Mango Communications was founded in 2008 by Patrick Murphy. Mango has its roots in the Rice University Wireless Open-Access Research Platform (WARP) project, originally an NSF-funded research project that grew into a self-sustaining open-source wireless research platform. In 2007 the Rice team began distributing WARP hardware to wireless researchers at select institutions. Starting in the summer of 2008, Mango assumed responsibility for the manufacturing, sales, support, and design of WARP hardware.
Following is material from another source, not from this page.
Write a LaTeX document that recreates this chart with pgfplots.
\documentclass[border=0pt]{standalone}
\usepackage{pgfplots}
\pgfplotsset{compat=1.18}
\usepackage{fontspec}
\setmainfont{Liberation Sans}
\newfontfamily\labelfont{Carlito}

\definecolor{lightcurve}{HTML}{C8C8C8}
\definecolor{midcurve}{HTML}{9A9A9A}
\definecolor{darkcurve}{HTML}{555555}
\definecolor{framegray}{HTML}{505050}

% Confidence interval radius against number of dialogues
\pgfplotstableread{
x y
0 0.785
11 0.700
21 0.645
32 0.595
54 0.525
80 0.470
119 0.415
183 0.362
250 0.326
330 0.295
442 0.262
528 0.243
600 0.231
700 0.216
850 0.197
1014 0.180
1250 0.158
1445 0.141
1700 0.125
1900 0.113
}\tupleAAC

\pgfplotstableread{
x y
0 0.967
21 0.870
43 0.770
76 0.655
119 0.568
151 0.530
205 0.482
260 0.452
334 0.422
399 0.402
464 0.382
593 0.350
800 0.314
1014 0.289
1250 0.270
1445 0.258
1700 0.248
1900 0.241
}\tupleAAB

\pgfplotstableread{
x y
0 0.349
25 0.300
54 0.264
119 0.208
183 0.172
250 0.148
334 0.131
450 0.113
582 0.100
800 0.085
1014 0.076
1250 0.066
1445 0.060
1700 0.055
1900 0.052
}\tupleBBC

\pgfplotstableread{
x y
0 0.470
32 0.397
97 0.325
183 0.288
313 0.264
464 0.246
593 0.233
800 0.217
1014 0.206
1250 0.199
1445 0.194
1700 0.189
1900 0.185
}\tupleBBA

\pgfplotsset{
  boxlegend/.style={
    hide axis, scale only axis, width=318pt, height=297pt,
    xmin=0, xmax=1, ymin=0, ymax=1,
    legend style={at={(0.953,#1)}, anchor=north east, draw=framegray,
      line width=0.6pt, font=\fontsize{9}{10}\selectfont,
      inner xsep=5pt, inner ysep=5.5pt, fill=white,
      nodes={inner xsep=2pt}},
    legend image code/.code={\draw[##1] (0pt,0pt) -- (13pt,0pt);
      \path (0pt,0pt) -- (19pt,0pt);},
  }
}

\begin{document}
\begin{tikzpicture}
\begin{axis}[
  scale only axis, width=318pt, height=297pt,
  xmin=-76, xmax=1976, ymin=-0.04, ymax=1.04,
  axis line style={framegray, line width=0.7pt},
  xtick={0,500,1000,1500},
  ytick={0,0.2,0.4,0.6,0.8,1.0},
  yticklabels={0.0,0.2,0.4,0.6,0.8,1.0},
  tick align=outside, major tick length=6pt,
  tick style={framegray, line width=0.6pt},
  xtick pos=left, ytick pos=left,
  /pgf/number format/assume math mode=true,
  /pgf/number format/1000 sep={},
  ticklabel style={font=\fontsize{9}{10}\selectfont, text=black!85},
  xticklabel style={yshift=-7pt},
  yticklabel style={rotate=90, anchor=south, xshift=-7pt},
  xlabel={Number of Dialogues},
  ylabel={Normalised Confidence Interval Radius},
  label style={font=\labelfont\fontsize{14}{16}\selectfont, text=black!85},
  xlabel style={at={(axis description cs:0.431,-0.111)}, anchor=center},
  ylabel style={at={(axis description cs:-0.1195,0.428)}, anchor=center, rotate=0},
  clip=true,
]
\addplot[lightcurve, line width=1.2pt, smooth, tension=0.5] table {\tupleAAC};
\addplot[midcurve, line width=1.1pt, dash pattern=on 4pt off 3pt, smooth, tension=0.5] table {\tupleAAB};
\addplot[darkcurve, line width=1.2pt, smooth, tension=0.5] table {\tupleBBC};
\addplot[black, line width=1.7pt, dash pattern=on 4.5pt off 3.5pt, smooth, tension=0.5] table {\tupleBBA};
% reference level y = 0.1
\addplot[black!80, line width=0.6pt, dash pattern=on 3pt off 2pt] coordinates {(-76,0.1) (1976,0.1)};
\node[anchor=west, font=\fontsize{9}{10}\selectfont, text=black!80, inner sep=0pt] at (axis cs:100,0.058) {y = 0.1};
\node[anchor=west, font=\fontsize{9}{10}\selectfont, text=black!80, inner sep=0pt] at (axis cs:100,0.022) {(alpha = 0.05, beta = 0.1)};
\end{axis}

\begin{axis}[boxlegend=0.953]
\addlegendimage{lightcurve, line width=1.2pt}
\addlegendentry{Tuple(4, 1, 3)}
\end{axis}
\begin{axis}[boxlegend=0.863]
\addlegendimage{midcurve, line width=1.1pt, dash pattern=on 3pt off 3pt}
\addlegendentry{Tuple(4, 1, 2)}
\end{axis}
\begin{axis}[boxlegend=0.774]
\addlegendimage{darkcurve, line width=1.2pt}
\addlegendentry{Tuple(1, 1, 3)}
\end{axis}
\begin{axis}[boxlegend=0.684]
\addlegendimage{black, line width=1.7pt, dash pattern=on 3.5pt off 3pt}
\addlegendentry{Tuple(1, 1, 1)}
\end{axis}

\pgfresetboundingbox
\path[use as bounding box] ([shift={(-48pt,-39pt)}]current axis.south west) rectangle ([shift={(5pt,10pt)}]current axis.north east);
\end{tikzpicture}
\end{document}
Since then WARP has been adopted by hundreds of wireless researchers around the world.

In recent years the Mango team has focused on building the 802.11 MAC/PHY Design on third-party hardware platforms and working with customers to extend and deploy the 802.11 design.

The Mango team was awarded US Patent 10841140 in 2020.


Team

Patrick Murphy

Patrick has worked on WARP from the beginning. As a graduate student, and later as project manager, in Rice’s Department of Electrical and Computer Engineering, Patrick helped conceive and build WARP. He designed the first generation of WARP hardware, implemented WARP’s MIMO OFDM physical layer transceivers, and helped manage all the engineering and support activities of the Rice WARP team. He finished his PhD in 2010 (with a thesis full of experiments on WARP). Since 2010 Patrick has worked at Magno full-time, designing the WARP v3 hardware platform and most recently completing the PHY and FPGA designs for the 802.11 MAC/PHY Design.

Chris Hunter

Chris Hunter joined Mango in 2012 after completing his PhD at Rice University. As both an undergraduate and graduate student he was involved with the development WARP, including the creation of the WARPMAC framework to facilitate custom MAC development on WARP. His dissertation uses WARP heavily to study real-world impairments of MAC protocols for user cooperation systems. Since joining Mango full-time in 2012 Chris has worked on a number of projects including the MAC design for the 802.11 MAC/PHY Design and the complete redesign of WARPLab 7.